The drama was that one never knew which emotional boundary Paar was going to bounce off once he got going. He would cry, insult others, giggle, laugh, celebrate and sometimes seem so exhausted by it all that one wondered whether he would return after the next commercial break. In terms of persona, he was the upper-middle-class suburban, two-martini man in the gray flannel suit grappling with American life in the Age of Anxiety -- and often losing.
"The secret of Paar's success was that he lived his life on television," Michael Macari, one of Paar's producers, said in a 1991 PBS documentary on Paar.
But The Tonight Show was far more than just witty conversation and the sum of Paar's neuroses. He took on everything from politics to religion to race.
Before the presidential election of 1960, Paar's guests included candidates Richard Nixon and John Kennedy. This was 32 years before pundits hailed Bill Clinton for going on The Tonight Show and The Arsenio Hall Show and plowing what conventional wisdom thought of as virgin ground.
In one of his most controversial political moments, Paar in 1961 took a film crew to West Berlin to visit the Berlin Wall shortly after it was erected. The press savaged him for getting involved in international politics.
It was the event that led to his eventual resignation from Tonight on March 29, 1962. On that final night, he sat in a seat in the empty theater where the show was taped and talked to the camera about his feelings. At his side in the next seat was his German shepherd. Paar never stopped holding the dog for emotional balance.
But Paar had been talking resignation for two years -- since Feb. 11, 1960, when he walked off The Tonight Show set in the middle of a taping over a joke that had been deleted by an NBC censor from the previous evening's program. The joke, silly and inoffensive by today's standards, included the words "water closet" another term for toilet.

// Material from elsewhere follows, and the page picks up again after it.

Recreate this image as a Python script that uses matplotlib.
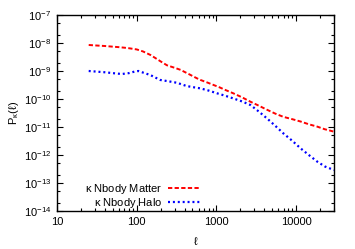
import matplotlib
matplotlib.use("Agg")
import matplotlib.pyplot as plt
from matplotlib.ticker import LogLocator, NullFormatter, FixedLocator, FixedFormatter

plt.rcParams["font.family"] = ["Liberation Sans", "DejaVu Sans"]
plt.rcParams["mathtext.default"] = "regular"

# kappa power spectrum, N-body matter
ell_matter = [25, 30, 40, 50, 60, 70, 80, 100, 120, 150, 200, 240, 300, 355, 450,
              570, 630, 750, 915, 1100, 1300, 1630, 2100, 2680, 3400, 4350, 5500,
              6950, 9000, 11500, 14500, 18500, 23000, 26000, 30000]
p_matter = [8.5e-9, 8.2e-9, 7.8e-9, 7.4e-9, 7.1e-9, 6.8e-9, 6.5e-9, 5.9e-9, 5.0e-9,
            3.7e-9, 2.2e-9, 1.6e-9, 1.3e-9, 1.1e-9, 7.8e-10, 5.5e-10, 4.8e-10,
            4.0e-10, 3.2e-10, 2.6e-10, 2.1e-10, 1.6e-10, 1.15e-10, 8.0e-11, 5.8e-11,
            4.1e-11, 3.0e-11, 2.3e-11, 1.9e-11, 1.56e-11, 1.25e-11, 1.03e-11,
            8.3e-12, 7.6e-12, 6.8e-12]

# kappa power spectrum, N-body halo
ell_halo = [25, 30, 40, 50, 65, 80, 95, 105, 120, 148, 197, 250, 320, 425, 530,
            630, 800, 1020, 1300, 1630, 2100, 2680, 3400, 4350, 5500, 6950, 9000,
            11500, 14500, 18500, 23000, 26000, 30000]
p_halo = [1.0e-9, 9.6e-10, 9.0e-10, 8.4e-10, 7.8e-10, 8.4e-10, 9.6e-10, 1.0e-9,
          8.8e-10, 7.2e-10, 4.8e-10, 4.3e-10, 3.8e-10, 2.9e-10, 2.6e-10, 2.4e-10,
          2.0e-10, 1.6e-10, 1.3e-10, 1.05e-10, 8.2e-11, 6.1e-11, 3.6e-11, 2.0e-11,
          1.1e-11, 5.9e-12, 3.2e-12, 1.7e-12, 1.0e-12, 5.8e-13, 3.9e-13, 3.4e-13,
          2.9e-13]

x_ticks = [10, 100, 1000, 10000]
x_labels = ["10", "100", "1000", "10000"]

fig = plt.figure(figsize=(3.55, 2.49), dpi=100)
ax = fig.add_axes([57 / 355, 1 - 211 / 249, 277 / 355, 196 / 249])

ax.plot(ell_matter, p_matter, color="#ff0000", linestyle=(0, (2.2, 1.2)),
        linewidth=1.4, label=r"$\kappa$ Nbody Matter")
ax.plot(ell_halo, p_halo, color="#0000ff", linestyle=(0, (0.9, 1.3)),
        linewidth=1.6, label=r"$\kappa$ Nbody Halo")

ax.set_xscale("log")
ax.set_yscale("log")
ax.set_xlim(10, 30000)
ax.set_ylim(1e-14, 1e-7)

ax.xaxis.set_major_locator(FixedLocator(x_ticks))
ax.xaxis.set_major_formatter(FixedFormatter(x_labels))
ax.xaxis.set_minor_locator(LogLocator(base=10, subs=range(2, 10), numticks=20))
ax.xaxis.set_minor_formatter(NullFormatter())
ax.yaxis.set_major_locator(LogLocator(base=10, numticks=20))
ax.yaxis.set_minor_locator(LogLocator(base=10, subs=(2, 5), numticks=20))
ax.yaxis.set_minor_formatter(NullFormatter())

ax.tick_params(which="both", direction="in", top=True, right=True, labelsize=8,
               width=0.8, colors="black")
ax.tick_params(which="major", length=4, pad=4)
ax.tick_params(which="minor", length=2)
for spine in ax.spines.values():
    spine.set_linewidth(1.0)

ax.set_xlabel(r"$\ell$", fontsize=8, labelpad=6)
ax.set_ylabel(r"P$_\kappa$($\ell$)", fontsize=8, labelpad=2)

ax.legend(loc="lower right", bbox_to_anchor=(0.545, -0.035), frameon=False,
          markerfirst=False, fontsize=8, handlelength=2.9, handletextpad=0.5,
          labelspacing=0.0, borderaxespad=0.3)

fig.savefig("out.png", dpi=100)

During the next day's taping, Paar said he was tired of fighting with the network and the press. After saying a tearful goodbye to the studio audience, he walked out. It was a month before Paar returned to the anchor desk. Almost every night for the next two years was a drama.
There was little in Paar's background to suggest the intelligence and sense of style he would bring to late-night TV.
Born in Canton, Ohio, in 1918, he quit high school in his sophomore year and went to work for a radio station in Jackson, Mich., at age 16. After a series of announcing jobs throughout the Midwest, Paar was drafted in 1942. He was assigned to Special Services because of his show business background, and started appearing as a comedian.
After the war, he worked in network radio as a substitute for such established stars as Jack Benny and Arthur Godfrey. He also appeared as a supporting actor in six Hollywood films, including Easy Living (1949) and Love Nest (1951).
But television was where he wanted to be, and in 1954, he received what he thought was going to be his big break: replacing a young newsman named Walter Cronkite as host of The Morning Show on CBS. But like almost everyone who has anchored that cursed program since, his tenure was short-lived. Paar kept bouncing around TV Land until NBC beckoned in 1957.
After leaving The Tonight Show in 1962, he was host of a weekly variety and talk show until 1965, with only an occasional appearance since. It is his emotional high wire act on Tonight for which he will be remembered.
He was asked in a Sun interview in 1991 what it was like doing The Tonight Show.
"It was a traumatic experience," Paar said. "Traumatic experience is a term I recently learned. It means I not only have a hole in my head, but when the wind blows, I hear flutes."
Giving voice to those flutes is what made Jack Paar such a dazzling and welcome presence on the stage of late-night television in post-war America.